The Snoring Bird
I haven’t been reading as much since we started CMI, so finishing a decent book is half triumph (I found the time to plow through it!), half disappointment (now I need to find time to get traction on another one.)
Last night I finished Bernd Heinrich’s pseudo-memoir, The Snoring Bird actually much more a biography of his father than a memoir. Heinrich occupies about a foot and a half of my bookshelf, since I read his A Year in the Maine Woods shortly after graduating from college. He found his way into science by pursuing his own curiosity and questions, and he’s made his way as a writer, I think, by bringing readers along the same trail of questions (but without, of course, requiring them to follow every single false trail he did when tracking his own answers.)
The Snoring Bird is the story of Heinrich’s father, who was a soldier on the losing end of two World Wars, but also a leading scientist in an obscure niche of biology (the taxonomy of a certain order of parasitic wasps) and a well-known “collector” of specimens for museums when that sort of thing was still done. It also tells the incredible story of the family’s flight from western Poland across Germany ahead of the advancing Red Army, and their eventual emigration to the USA.
On finishing the book, I was motivated to pull out another Heinrich I’ve had on the “to read” pile for a while, The Thermal Warriors. This one is a lot closer to Heinrich’s own professional work, including actual equations for the heat generated by a flying insect. (Most of his other books tend to shy away from including equations in the text.) It’s similar to The Snoring Bird in that it introduces a fascinating subject and leads you through it, but different in that the subject is somewhat less personal.

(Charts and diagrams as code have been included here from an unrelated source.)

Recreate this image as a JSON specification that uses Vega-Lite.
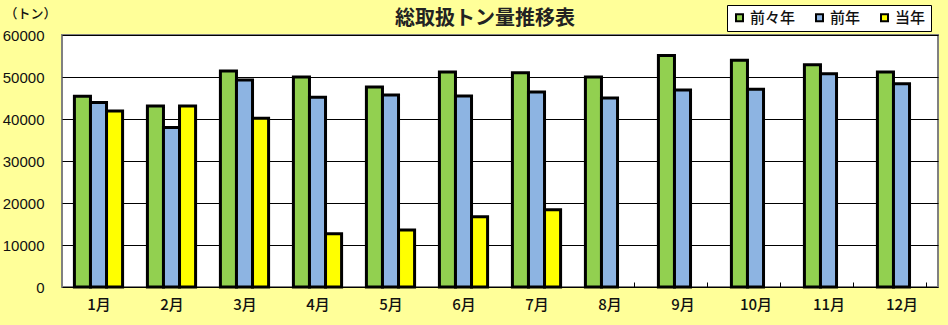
{
  "$schema": "https://vega.github.io/schema/vega-lite/v6.json",
  "width": 876,
  "height": 252,
  "autosize": {"type": "none"},
  "padding": {"left": 62, "top": 35, "right": 10, "bottom": 38},
  "background": "#FFFF99",
  "view": {"fill": "white", "stroke": "#808080", "strokeWidth": 2},
  "title": {
    "text": "総取扱トン量推移表",
    "font": "Noto Sans CJK JP",
    "fontSize": 20,
    "fontWeight": "bold",
    "color": "#222222",
    "anchor": "middle",
    "dx": -15,
    "dy": 22,
    "baseline": "bottom",
    "offset": -22
  },
  "data": {
    "values": [
      {"month": "1月", "series": "前々年", "value": 45400},
      {"month": "1月", "series": "前年", "value": 43900},
      {"month": "1月", "series": "当年", "value": 41900},
      {"month": "2月", "series": "前々年", "value": 43100},
      {"month": "2月", "series": "前年", "value": 38000},
      {"month": "2月", "series": "当年", "value": 43100},
      {"month": "3月", "series": "前々年", "value": 51400},
      {"month": "3月", "series": "前年", "value": 49300},
      {"month": "3月", "series": "当年", "value": 40200},
      {"month": "4月", "series": "前々年", "value": 50000},
      {"month": "4月", "series": "前年", "value": 45200},
      {"month": "4月", "series": "当年", "value": 12700},
      {"month": "5月", "series": "前々年", "value": 47600},
      {"month": "5月", "series": "前年", "value": 45700},
      {"month": "5月", "series": "当年", "value": 13600},
      {"month": "6月", "series": "前々年", "value": 51200},
      {"month": "6月", "series": "前年", "value": 45500},
      {"month": "6月", "series": "当年", "value": 16700},
      {"month": "7月", "series": "前々年", "value": 51000},
      {"month": "7月", "series": "前年", "value": 46400},
      {"month": "7月", "series": "当年", "value": 18400},
      {"month": "8月", "series": "前々年", "value": 50000},
      {"month": "8月", "series": "前年", "value": 45000},
      {"month": "9月", "series": "前々年", "value": 55100},
      {"month": "9月", "series": "前年", "value": 46900},
      {"month": "10月", "series": "前々年", "value": 54000},
      {"month": "10月", "series": "前年", "value": 47100},
      {"month": "11月", "series": "前々年", "value": 52900},
      {"month": "11月", "series": "前年", "value": 50800},
      {"month": "12月", "series": "前々年", "value": 51200},
      {"month": "12月", "series": "前年", "value": 48400}
    ]
  },
  "mark": {"type": "bar", "stroke": "black", "strokeWidth": 3},
  "encoding": {
    "x": {
      "field": "month",
      "type": "nominal",
      "sort": ["1月","2月","3月","4月","5月","6月","7月","8月","9月","10月","11月","12月"],
      "scale": {"paddingInner": 0.34, "paddingOuter": 0.17},
      "axis": {
        "title": null,
        "labelAngle": 0,
        "labelFont": "Noto Sans CJK JP",
        "labelFontSize": 15,
        "labelFontWeight": 500,
        "labelColor": "#111111",
        "labelPadding": 15,
        "domain": false,
        "ticks": true,
        "tickBand": "extent",
        "tickSize": -5,
        "tickColor": "black",
        "tickWidth": 1,
        "grid": false
      }
    },
    "xOffset": {
      "field": "series",
      "type": "nominal",
      "sort": ["前々年", "前年", "当年"],
      "scale": {"domain": ["前々年", "前年", "当年"], "paddingInner": 0, "paddingOuter": 0}
    },
    "y": {
      "field": "value",
      "type": "quantitative",
      "scale": {"domain": [0, 60000], "nice": false},
      "axis": {
        "values": [0, 10000, 20000, 30000, 40000, 50000, 60000],
        "format": "d",
        "title": "（トン）",
        "titleAngle": 0,
        "titleAlign": "left",
        "titleBaseline": "middle",
        "titleX": -58,
        "titleY": -22,
        "titleFont": "Noto Sans CJK JP",
        "titleFontSize": 13,
        "titleFontWeight": 500,
        "titleColor": "#111111",
        "labelFont": "Liberation Sans",
        "labelFontSize": 15,
        "labelColor": "#111111",
        "labelPadding": 18,
        "ticks": false,
        "domain": false,
        "grid": true,
        "gridColor": "black",
        "gridWidth": 1,
        "gridOpacity": 1
      }
    },
    "color": {
      "field": "series",
      "type": "nominal",
      "sort": ["前々年", "前年", "当年"],
      "scale": {"domain": ["前々年", "前年", "当年"], "range": ["#92D050", "#8DB4E2", "#FFFF00"]},
      "legend": {
        "title": null,
        "orient": "none",
        "direction": "horizontal",
        "legendX": 665,
        "legendY": -30,
        "fillColor": "white",
        "strokeColor": "black",
        "padding": 5,
        "symbolType": "square",
        "symbolSize": 49,
        "symbolStrokeColor": "black",
        "symbolStrokeWidth": 2,
        "symbolOpacity": 1,
        "labelFont": "Noto Sans CJK JP",
        "labelFontSize": 15,
        "labelFontWeight": 500,
        "labelColor": "#111111",
        "labelOffset": 3,
        "columnPadding": 16
      }
    }
  }
}
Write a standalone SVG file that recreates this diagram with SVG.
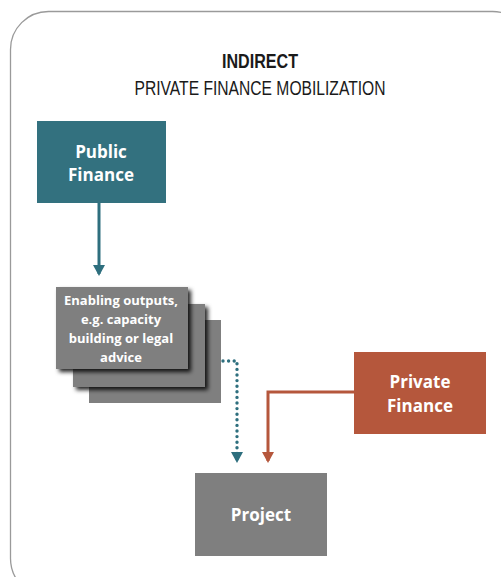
<svg xmlns="http://www.w3.org/2000/svg" width="501" height="577" viewBox="0 0 501 577">
<defs>
<style>
.frame{fill:#fff;stroke:#9a9a9a;stroke-width:1.3}
.lbl{font-family:"Open Sans","Liberation Sans",sans-serif;font-weight:bold;fill:#fff;text-anchor:middle}
.gray{fill:#7f7f7f}
.title{font-family:"Liberation Sans",sans-serif;fill:#1a1a1a;text-anchor:middle}
</style>
<filter id="sh" x="-10%" y="-10%" width="130%" height="130%">
<feDropShadow dx="3" dy="3" stdDeviation="2" flood-color="#000" flood-opacity="0.85"/>
</filter>
<marker id="ahT" markerWidth="12" markerHeight="11" refX="6" refY="9" orient="0" markerUnits="userSpaceOnUse" viewBox="0 0 12 11">
<path d="M0,0 L12,0 L6,11 Z" fill="#2e6f7e"/>
</marker>
<marker id="ahR" markerWidth="12" markerHeight="11" refX="6" refY="9" orient="0" markerUnits="userSpaceOnUse" viewBox="0 0 12 11">
<path d="M0,0 L12,0 L6,11 Z" fill="#b5573c"/>
</marker>
</defs>
<rect width="501" height="577" fill="#fff"/>
<rect class="frame" x="10.5" y="11.5" width="520" height="585" rx="38" ry="38"/>
<g id="title">
<text class="title" x="260" y="68" font-size="21" font-weight="bold" textLength="76" lengthAdjust="spacingAndGlyphs">INDIRECT</text>
<text class="title" x="260" y="95" font-size="20" textLength="251" lengthAdjust="spacingAndGlyphs">PRIVATE FINANCE MOBILIZATION</text>
</g>
<g id="public-finance">
<rect x="37" y="121" width="129" height="82" fill="#33717f"/>
<text class="lbl" x="101" y="158" font-size="17">Public</text>
<text class="lbl" x="101" y="181" font-size="17">Finance</text>
</g>
<g id="enabling-outputs">
<rect class="gray" x="89" y="320" width="132" height="83"/>
<rect class="gray" x="73" y="304" width="132" height="83" filter="url(#sh)"/>
<rect class="gray" x="56" y="287" width="132" height="82" filter="url(#sh)"/>
<text class="lbl" x="121" y="305" font-size="13">Enabling outputs,</text>
<text class="lbl" x="121" y="324" font-size="13">e.g. capacity</text>
<text class="lbl" x="121" y="343" font-size="13">building or legal</text>
<text class="lbl" x="121" y="362" font-size="13">advice</text>
</g>
<g id="private-finance">
<rect x="354" y="352" width="132" height="82" fill="#b5573c"/>
<text class="lbl" x="420" y="388" font-size="17">Private</text>
<text class="lbl" x="420" y="412" font-size="17">Finance</text>
</g>
<g id="project">
<rect class="gray" x="195" y="473" width="132" height="83"/>
<text class="lbl" x="261" y="521" font-size="17">Project</text>
</g>
<g id="connectors" fill="none">
<path d="M99,203 V274" stroke="#2e6f7e" stroke-width="3" marker-end="url(#ahT)"/>
<path d="M223,361 H237 V461" stroke="#2e6f7e" stroke-width="3.4" stroke-linecap="round" stroke-dasharray="0 5.6" marker-end="url(#ahT)"/>
<path d="M354,392 H268 V461" stroke="#b5573c" stroke-width="3" marker-end="url(#ahR)"/>
</g>
</svg>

But with the perspective of The Snoring Bird, knowing what led Heinrich into his field and how he found his own way in biology, there’s a new background to his discussion of wasps and bumblebees. His investigation of insect energy economies (and, eventually, raven intelligence, long distance running, and other topics) was part of the tides that bore biology away from his father, who completed his life’s work in relative obscurity, struggling to find peer-reviewed journals which would publish type descriptions of wasp species.